Lavoro

Responsabilità datoriale, dai protocolli il paracadute

Due convegni sul tema a cura dell’Ispettorato e dei consulenti del lavoro

di Mauro Pizzin

L’applicazione della sorveglianza sanitaria eccezionale sui soggetti fragili e il rispetto dei protocolli specifici richiamato dall’articolo 29 bis del decreto Liquidità (Dl n. 23/2020) dovrebbero far dormire sonni tranquilli al datore di lavoro sul fronte della responsabilità da rischio Covid-19. Così come non dovrebbe potersi configurare nessuna responsabilità per le aziende che adottino il protocollo per la vaccinazione in azienda del 6 aprile, basandosi sull’adesione volontaria dei lavoratori.

Sono alcune delle valutazioni emerse nel webinar intitolato “Sicurezza del luogo di lavoro e obbligatorietà (presunta) della vaccinazione”, organizzato ieri pomeriggio nell’ambito del Festival del lavoro. Spunti di riflessione che si incrociano con quelli emersi in un convegno online sulla “Valutazione dei rischi, profilassi vaccinale, protocolli covid-19, infortuni sul lavoro”, organizzato alcune ore prima dall’Ispettorato nazionale del lavoro. I riflettori in entrambi i casi sono stati puntati sul tema della valutazione dei rischi nel contesto pandemico, in cui giuslavoristi e penalisti si sono spesso trovati in disaccordo sul tema della responsabilità datoriale per rischi nuovi multifattoriali.

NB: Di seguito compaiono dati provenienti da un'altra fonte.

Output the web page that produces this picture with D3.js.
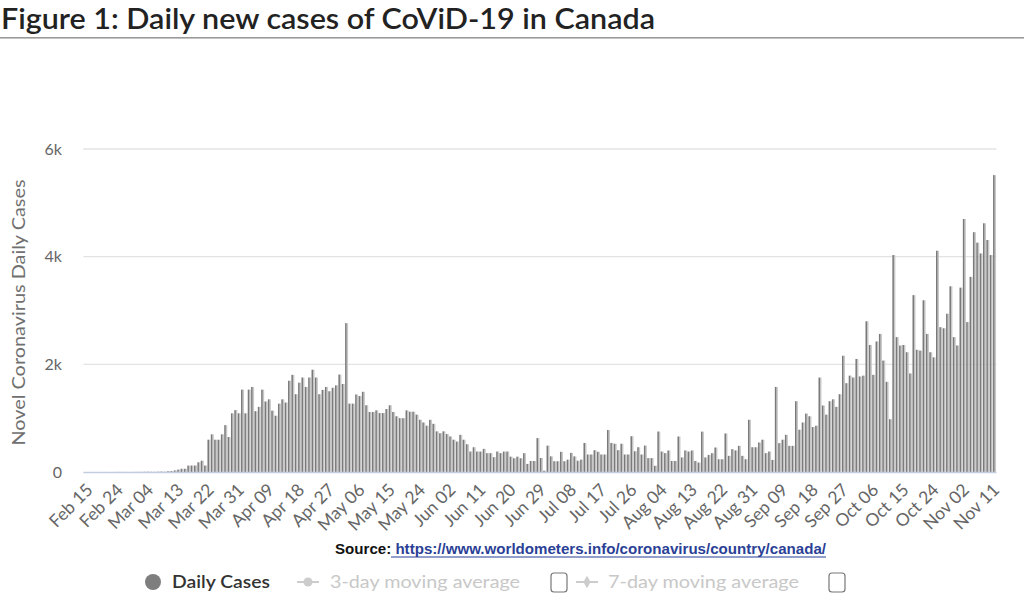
<!DOCTYPE html>
<html>
<head>
<meta charset="utf-8">
<script src="https://cdn.jsdelivr.net/npm/d3@7"></script>
<style>
  html, body { margin: 0; padding: 0; background: #ffffff; }
  svg { display: block; }
</style>
</head>
<body>
<svg id="chart" width="1024" height="606"></svg>
<script>
// ---- Data ----
const startDate = "2020-02-15";
const dailyCases = [
  0,0,0,0,0,0,1,0,0,1,2,1,2,1,1,2,3,3,5,6,
  4,3,6,8,5,15,17,
  30,45,60,60,120,120,120,180,210,120,
  600,700,600,600,700,870,650,1090,1150,1090,1530,1090,1530,1580,1130,1210,1530,1310,1350,1140,1045,1270,
  1350,1290,1695,1805,1445,1660,1755,1580,1755,1900,1755,1445,1525,1580,1500,1565,1610,1810,1635,2765,
  1270,1270,1440,1410,1490,1240,1115,1115,1145,1095,1095,1170,1240,1115,1035,1000,1000,1145,1120,1120,
  1065,970,920,860,970,895,755,720,755,705,660,600,565,690,600,515,380,460,380,380,
  430,350,350,275,380,350,380,380,285,255,285,255,350,150,205,205,630,
  260,25,490,290,200,200,375,200,230,355,290,210,230,540,325,325,405,375,325,325,
  780,540,525,405,525,325,325,665,385,460,325,490,258,258,115,752,
  380,350,400,205,205,660,270,400,380,400,205,175,750,270,318,350,455,237,237,716,
  300,424,400,486,300,237,970,460,460,548,600,350,380,225,1580,536,600,690,486,486,
  1315,785,920,1085,1035,835,860,1755,1235,1065,1315,1350,1210,
  1445,2160,1650,1790,1755,2100,1775,1790,2800,2360,1805,2425,2565,2070,1675,980,4030,
  2505,2350,2360,2225,1830,3285,2270,2255,3190,2565,2225,2130,4110,2690,2670,2940,3450,
  2505,2350,3425,4700,2785,3625,4455,4260,4060,4620,4310,4030,5515
];
const tickLabels = ["Feb 15","Feb 24","Mar 04","Mar 13","Mar 22","Mar 31","Apr 09","Apr 18","Apr 27",
  "May 06","May 15","May 24","Jun 02","Jun 11","Jun 20","Jun 29","Jul 08","Jul 17","Jul 26",
  "Aug 04","Aug 13","Aug 22","Aug 31","Sep 09","Sep 18","Sep 27","Oct 06","Oct 15","Oct 24",
  "Nov 02","Nov 11"];
const yTicks = [0, 2000, 4000, 6000];
const yTickLabels = ["0", "2k", "4k", "6k"];
const legendItems = ["Daily Cases", "3-day moving average", "7-day moving average"];
const titleText = "Figure 1: Daily new cases of CoViD-19 in Canada";
const sourceLabel = "Source: ";
const sourceUrl = "https://www.worldometers.info/coronavirus/country/canada/";
const yAxisTitle = "Novel Coronavirus Daily Cases";

// categories (one per day)
const fmt = d3.timeFormat("%b %d");
const d0 = d3.timeParse("%Y-%m-%d")(startDate);
const categories = dailyCases.map((v, i) => fmt(d3.timeDay.offset(d0, i)));
const data = categories.map((c, i) => ({ cat: c, v: dailyCases[i] }));

// ---- Layout ----
const svg = d3.select("#chart");
const plot = { left: 83.3, right: 996.5, top: 149, bottom: 472 };

const x = d3.scaleBand().domain(categories).range([plot.left, plot.right]).padding(0);
const y = d3.scaleLinear().domain([0, 6000]).range([plot.bottom, plot.top]);

// Title
svg.append("text")
  .attr("x", 1).attr("y", 29)
  .attr("font-family", "Lato, 'Open Sans', sans-serif")
  .attr("font-weight", 600)
  .attr("font-size", 28)
  .attr("fill", "#222")
  .attr("textLength", 654)
  .attr("lengthAdjust", "spacingAndGlyphs")
  .text(titleText);
svg.append("rect").attr("x", 0).attr("y", 37).attr("width", 1024).attr("height", 1.6).attr("fill", "#9a9a9a");

// Gridlines
svg.append("g").selectAll("line").data(yTicks.filter(t => t > 0)).join("line")
  .attr("x1", plot.left).attr("x2", plot.right)
  .attr("y1", d => y(d)).attr("y2", d => y(d))
  .attr("stroke", "#e3e3e3").attr("stroke-width", 1.3);

// Y tick labels
svg.append("g").selectAll("text").data(yTicks).join("text")
  .attr("x", 62).attr("y", d => y(d))
  .attr("dy", "0.35em")
  .attr("text-anchor", "end")
  .attr("font-family", "Lato, 'Open Sans', sans-serif")
  .attr("font-size", 16)
  .attr("fill", "#666")
  .text((d, i) => yTickLabels[i]);

// Y axis title
svg.append("text")
  .attr("transform", `translate(19, ${(plot.top + plot.bottom) / 2 + 2}) rotate(-90)`)
  .attr("dy", "0.35em")
  .attr("text-anchor", "middle")
  .attr("font-family", "Lato, 'Open Sans', sans-serif")
  .attr("font-size", 18)
  .attr("fill", "#707070")
  .attr("textLength", 266)
  .attr("lengthAdjust", "spacingAndGlyphs")
  .text(yAxisTitle);

// Bars: dark edge + light body to mimic the reference's rendering
const bw = x.bandwidth();
const bars = svg.append("g");
bars.selectAll("rect.light").data(data).join("rect")
  .attr("class", "light")
  .attr("x", d => x(d.cat) + bw * 0.42)
  .attr("width", bw * 0.45)
  .attr("y", d => y(d.v))
  .attr("height", d => y(0) - y(d.v))
  .attr("fill", "#c8c8c8");
bars.selectAll("rect.dark").data(data).join("rect")
  .attr("class", "dark")
  .attr("x", d => x(d.cat) - bw * 0.02)
  .attr("width", bw * 0.46)
  .attr("y", d => y(d.v))
  .attr("height", d => y(0) - y(d.v))
  .attr("fill", "#7a7a7a");

// X axis baseline
svg.append("line")
  .attr("x1", plot.left).attr("x2", plot.right)
  .attr("y1", plot.bottom + 0.5).attr("y2", plot.bottom + 0.5)
  .attr("stroke", "#c4cde0").attr("stroke-width", 1.5);

// X axis labels
const xAxis = d3.axisBottom(x).tickValues(tickLabels).tickSize(0).tickPadding(0);
const gx = svg.append("g").attr("transform", `translate(0, ${plot.bottom})`).call(xAxis);
gx.select(".domain").remove();
gx.selectAll(".tick text")
  .attr("font-family", "Lato, 'Open Sans', sans-serif")
  .attr("font-size", 17.5)
  .attr("fill", "#666")
  .attr("text-anchor", "end")
  .attr("dy", 0)
  .attr("y", 0)
  .attr("transform", "translate(9, 19) rotate(-45)");

// Source line
const src = svg.append("text")
  .attr("x", 335).attr("y", 554)
  .attr("font-family", "'Liberation Sans Narrow', 'Liberation Sans', Arial, sans-serif")
  .attr("font-weight", 700)
  .attr("font-size", 15)
  .attr("textLength", 491)
  .attr("lengthAdjust", "spacingAndGlyphs");
src.append("tspan").attr("fill", "#111").text(sourceLabel);
src.append("tspan").attr("fill", "#2b3f96").text(sourceUrl);
svg.append("line").attr("x1", 391).attr("x2", 826).attr("y1", 557).attr("y2", 557)
  .attr("stroke", "#2b3f96").attr("stroke-width", 1.2);

// Legend
const lg = svg.append("g").attr("font-family", "Lato, 'Open Sans', sans-serif").attr("font-size", 18);
const legendY = 582;
// Daily Cases
lg.append("circle").attr("cx", 153).attr("cy", legendY).attr("r", 8).attr("fill", "#7e7e7e");
lg.append("text").attr("x", 172).attr("y", legendY).attr("dy", "0.35em").attr("fill", "#333")
  .attr("font-weight", 600).attr("textLength", 98).attr("lengthAdjust", "spacingAndGlyphs").text(legendItems[0]);
// 3-day
lg.append("line").attr("x1", 297).attr("x2", 319).attr("y1", legendY).attr("y2", legendY)
  .attr("stroke", "#cccccc").attr("stroke-width", 2);
lg.append("circle").attr("cx", 308).attr("cy", legendY).attr("r", 4.5).attr("fill", "#cccccc");
lg.append("text").attr("x", 330).attr("y", legendY).attr("dy", "0.35em").attr("fill", "#c8c8c8")
  .attr("textLength", 190).attr("lengthAdjust", "spacingAndGlyphs").text(legendItems[1]);
lg.append("rect").attr("x", 551).attr("y", 573).attr("width", 16).attr("height", 19).attr("rx", 3)
  .attr("fill", "#fff").attr("stroke", "#777").attr("stroke-width", 1.2);
// 7-day
lg.append("line").attr("x1", 576).attr("x2", 598).attr("y1", legendY).attr("y2", legendY)
  .attr("stroke", "#cccccc").attr("stroke-width", 2);
lg.append("path").attr("d", d3.symbol(d3.symbolDiamond, 45)()).attr("transform", `translate(587, ${legendY})`)
  .attr("fill", "#cccccc");
lg.append("text").attr("x", 608).attr("y", legendY).attr("dy", "0.35em").attr("fill", "#c8c8c8")
  .attr("textLength", 191).attr("lengthAdjust", "spacingAndGlyphs").text(legendItems[2]);
lg.append("rect").attr("x", 829).attr("y", 573).attr("width", 16).attr("height", 19).attr("rx", 3)
  .attr("fill", "#fff").attr("stroke", "#777").attr("stroke-width", 1.2);
</script>
</body>
</html>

L’avvocato Maria Giovannone, ricercatrice all’università Roma Tre, ha ricordato come sull’aggiornamento del Documento di valutazione dei rischi, alla luce dell’emergenza epidemica, abbia prevalso la tesi secondo cui l’obbligo sussiste solo per settori con rischio biologico specifico, come quello sanitario, proprio perché questa tipologia di rischio riguarda tutta la popolazione. «In questo contesto - ha aggiunto - i protocolli anti Covid siglati dalle parti sociali rappresentano un primo importante esempio di tecnica regolatoria, muovendo su una ratio precauzionale autonoma rispetto alla disciplina prevenzionistica del Dvr».

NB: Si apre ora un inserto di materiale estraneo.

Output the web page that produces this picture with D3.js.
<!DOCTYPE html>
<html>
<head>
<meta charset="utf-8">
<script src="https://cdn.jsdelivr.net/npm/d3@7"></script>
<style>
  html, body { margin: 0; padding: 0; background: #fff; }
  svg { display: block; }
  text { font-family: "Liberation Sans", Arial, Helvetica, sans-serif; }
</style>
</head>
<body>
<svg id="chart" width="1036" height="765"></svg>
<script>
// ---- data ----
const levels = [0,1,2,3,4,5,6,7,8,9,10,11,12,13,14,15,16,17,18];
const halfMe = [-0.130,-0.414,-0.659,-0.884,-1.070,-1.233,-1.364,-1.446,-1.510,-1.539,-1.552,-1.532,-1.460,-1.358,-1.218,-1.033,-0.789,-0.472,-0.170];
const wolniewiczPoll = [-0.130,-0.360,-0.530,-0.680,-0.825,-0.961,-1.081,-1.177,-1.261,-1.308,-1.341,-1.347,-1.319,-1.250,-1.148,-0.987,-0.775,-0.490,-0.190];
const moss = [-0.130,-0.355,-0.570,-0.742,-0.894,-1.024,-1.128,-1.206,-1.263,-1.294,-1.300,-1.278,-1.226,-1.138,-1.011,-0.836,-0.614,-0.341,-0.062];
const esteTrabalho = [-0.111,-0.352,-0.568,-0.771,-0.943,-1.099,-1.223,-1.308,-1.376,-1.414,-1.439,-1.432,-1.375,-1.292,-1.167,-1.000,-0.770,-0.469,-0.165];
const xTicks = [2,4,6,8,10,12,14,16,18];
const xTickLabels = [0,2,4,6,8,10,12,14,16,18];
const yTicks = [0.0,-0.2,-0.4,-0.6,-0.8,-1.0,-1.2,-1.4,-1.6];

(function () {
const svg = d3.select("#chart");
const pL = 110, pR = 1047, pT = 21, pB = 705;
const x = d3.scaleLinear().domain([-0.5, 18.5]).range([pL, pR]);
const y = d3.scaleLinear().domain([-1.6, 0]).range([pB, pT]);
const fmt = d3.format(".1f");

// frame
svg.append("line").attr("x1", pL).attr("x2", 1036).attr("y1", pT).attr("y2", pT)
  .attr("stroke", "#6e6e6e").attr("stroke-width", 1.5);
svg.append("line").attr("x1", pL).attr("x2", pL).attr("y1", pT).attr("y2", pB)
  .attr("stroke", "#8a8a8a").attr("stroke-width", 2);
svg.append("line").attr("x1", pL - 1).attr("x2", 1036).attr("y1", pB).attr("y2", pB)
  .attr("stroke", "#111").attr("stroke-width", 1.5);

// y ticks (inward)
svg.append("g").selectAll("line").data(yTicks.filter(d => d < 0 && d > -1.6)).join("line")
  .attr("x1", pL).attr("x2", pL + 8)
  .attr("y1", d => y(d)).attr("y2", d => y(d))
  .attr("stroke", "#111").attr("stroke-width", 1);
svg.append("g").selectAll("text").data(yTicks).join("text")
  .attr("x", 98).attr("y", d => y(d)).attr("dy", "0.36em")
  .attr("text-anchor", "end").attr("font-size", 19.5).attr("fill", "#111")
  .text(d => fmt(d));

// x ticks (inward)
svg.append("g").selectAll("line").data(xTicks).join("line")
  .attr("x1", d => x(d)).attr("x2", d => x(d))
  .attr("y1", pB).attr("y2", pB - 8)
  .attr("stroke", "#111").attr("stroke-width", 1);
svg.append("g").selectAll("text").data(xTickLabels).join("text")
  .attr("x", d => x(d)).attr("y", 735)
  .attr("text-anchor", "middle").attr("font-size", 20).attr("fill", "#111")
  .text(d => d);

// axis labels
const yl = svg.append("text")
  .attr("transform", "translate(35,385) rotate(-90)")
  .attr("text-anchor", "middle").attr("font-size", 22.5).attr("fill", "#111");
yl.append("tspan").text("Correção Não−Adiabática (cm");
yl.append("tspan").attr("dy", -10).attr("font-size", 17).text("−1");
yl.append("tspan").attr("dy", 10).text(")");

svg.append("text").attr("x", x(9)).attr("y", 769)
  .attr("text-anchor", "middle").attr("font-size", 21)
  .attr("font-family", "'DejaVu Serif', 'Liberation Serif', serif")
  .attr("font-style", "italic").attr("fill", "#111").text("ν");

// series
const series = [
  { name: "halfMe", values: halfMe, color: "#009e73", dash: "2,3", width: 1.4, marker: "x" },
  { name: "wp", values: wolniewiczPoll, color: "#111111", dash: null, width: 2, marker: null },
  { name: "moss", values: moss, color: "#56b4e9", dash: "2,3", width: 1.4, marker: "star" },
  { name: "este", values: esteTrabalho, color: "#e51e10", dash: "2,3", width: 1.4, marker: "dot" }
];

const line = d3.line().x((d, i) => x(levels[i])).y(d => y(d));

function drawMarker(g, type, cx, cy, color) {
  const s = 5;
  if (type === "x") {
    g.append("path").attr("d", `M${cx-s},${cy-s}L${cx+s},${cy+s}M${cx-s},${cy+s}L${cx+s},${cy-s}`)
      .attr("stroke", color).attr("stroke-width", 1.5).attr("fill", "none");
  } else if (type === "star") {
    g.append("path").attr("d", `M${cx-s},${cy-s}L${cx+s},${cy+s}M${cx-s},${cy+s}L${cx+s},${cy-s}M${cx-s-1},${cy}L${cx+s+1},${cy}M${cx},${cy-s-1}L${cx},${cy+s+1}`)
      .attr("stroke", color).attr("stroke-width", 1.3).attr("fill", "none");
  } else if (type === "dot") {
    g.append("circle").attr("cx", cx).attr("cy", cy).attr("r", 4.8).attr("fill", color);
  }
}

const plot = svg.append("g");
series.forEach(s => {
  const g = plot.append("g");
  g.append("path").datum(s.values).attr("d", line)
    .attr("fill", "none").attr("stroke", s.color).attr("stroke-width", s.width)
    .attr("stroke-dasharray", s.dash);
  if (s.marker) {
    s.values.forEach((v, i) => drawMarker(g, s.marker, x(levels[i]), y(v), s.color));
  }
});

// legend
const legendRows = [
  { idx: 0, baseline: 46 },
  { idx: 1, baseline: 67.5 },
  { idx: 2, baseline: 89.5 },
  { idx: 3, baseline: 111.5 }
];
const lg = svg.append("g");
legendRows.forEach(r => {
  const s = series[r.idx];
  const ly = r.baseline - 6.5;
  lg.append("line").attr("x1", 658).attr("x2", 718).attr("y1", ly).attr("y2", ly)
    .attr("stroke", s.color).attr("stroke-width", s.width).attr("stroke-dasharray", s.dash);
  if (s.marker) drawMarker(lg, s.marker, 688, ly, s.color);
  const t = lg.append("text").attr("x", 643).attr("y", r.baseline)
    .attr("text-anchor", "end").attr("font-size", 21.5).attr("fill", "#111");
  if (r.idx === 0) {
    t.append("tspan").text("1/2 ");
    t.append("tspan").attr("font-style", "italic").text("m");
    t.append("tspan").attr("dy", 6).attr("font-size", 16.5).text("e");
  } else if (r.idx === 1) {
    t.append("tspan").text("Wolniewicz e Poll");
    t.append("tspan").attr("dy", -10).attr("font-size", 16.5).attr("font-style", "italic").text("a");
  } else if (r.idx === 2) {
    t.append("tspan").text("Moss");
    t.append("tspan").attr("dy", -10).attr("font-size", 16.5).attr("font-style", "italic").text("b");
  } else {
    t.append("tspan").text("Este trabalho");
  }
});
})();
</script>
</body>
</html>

Si tratta di una posizione su cui ha concordato fin da subito Confindustria, come ha sottolineato il dirigente dell'area Lavoro, welfare e capitale umano dell’organizzazione, Fabio Pontrandolfi, secondo cui «la linea è quella della precauzione, profondamente diversa da quella della prevenzione, dove spettano al Governo tanto l’uniforme valutazione dei rischi quanto l’adozione delle conseguenti misure comuni con norme, dpcm e circolari, nella consapevolezza che ci troviamo ad affrontare, al netto del settore sanitario, un rischio di natura non professionale, ma biologico generico, ragion per cui le imprese hanno l'obbligo di adeguarsi alle disposizioni dell’emergenza senza spazio per una propria autonoma valutazione».

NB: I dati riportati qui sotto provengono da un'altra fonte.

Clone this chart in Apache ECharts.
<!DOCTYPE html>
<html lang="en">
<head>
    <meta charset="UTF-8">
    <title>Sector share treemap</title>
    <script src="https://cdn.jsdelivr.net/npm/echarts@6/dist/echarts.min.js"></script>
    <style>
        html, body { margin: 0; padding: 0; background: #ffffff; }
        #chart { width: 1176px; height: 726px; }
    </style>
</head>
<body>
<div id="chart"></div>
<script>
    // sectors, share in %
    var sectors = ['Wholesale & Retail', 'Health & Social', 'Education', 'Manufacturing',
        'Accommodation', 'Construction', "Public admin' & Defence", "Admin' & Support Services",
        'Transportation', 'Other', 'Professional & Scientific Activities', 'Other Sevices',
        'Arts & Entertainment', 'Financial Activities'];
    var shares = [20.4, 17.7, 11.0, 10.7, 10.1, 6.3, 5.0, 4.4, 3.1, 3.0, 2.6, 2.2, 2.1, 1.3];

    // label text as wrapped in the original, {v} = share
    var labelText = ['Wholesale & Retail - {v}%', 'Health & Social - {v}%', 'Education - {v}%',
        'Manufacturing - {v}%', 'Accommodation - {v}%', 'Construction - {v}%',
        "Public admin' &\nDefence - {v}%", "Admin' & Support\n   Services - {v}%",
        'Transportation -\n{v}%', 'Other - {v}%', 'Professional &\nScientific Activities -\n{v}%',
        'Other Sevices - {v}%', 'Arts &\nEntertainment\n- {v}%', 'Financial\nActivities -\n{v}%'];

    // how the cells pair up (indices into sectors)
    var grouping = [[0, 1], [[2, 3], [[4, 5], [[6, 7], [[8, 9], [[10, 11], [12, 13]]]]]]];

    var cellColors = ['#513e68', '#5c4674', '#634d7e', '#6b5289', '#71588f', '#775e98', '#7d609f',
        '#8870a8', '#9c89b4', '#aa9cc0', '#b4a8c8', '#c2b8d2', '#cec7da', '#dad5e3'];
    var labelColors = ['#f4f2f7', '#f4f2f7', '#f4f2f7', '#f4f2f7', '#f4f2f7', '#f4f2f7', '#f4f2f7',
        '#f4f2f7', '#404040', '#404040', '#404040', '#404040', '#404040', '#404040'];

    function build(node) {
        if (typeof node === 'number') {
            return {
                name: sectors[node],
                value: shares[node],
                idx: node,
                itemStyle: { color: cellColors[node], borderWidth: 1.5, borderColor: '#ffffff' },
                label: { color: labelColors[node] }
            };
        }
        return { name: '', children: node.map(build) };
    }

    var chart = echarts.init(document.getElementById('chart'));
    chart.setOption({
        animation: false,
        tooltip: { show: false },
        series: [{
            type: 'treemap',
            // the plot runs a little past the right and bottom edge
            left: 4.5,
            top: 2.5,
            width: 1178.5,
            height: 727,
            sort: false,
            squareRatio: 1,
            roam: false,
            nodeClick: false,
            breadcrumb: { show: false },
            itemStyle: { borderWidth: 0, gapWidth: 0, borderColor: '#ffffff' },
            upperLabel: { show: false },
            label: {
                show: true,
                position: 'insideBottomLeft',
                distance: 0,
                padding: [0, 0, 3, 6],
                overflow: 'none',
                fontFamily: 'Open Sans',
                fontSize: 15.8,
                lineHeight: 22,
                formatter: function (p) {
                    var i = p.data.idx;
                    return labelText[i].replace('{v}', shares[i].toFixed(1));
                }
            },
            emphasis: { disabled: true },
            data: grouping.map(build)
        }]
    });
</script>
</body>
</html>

Pontrandolfi ha toccato anche il tema del lavoro agile, «fondamentale in questo periodo quale misura utile e modulabile di precauzione ma anche in prospettiva», invitando, sul fronte della sicurezza, a «non regolarlo con gli stessi occhiali del Dlgs 81/2008, che si fonda sulla postazione di lavoro in azienda e sull’orario di lavoro tradizionale, elementi che, per legge, mancano nel lavoro agile».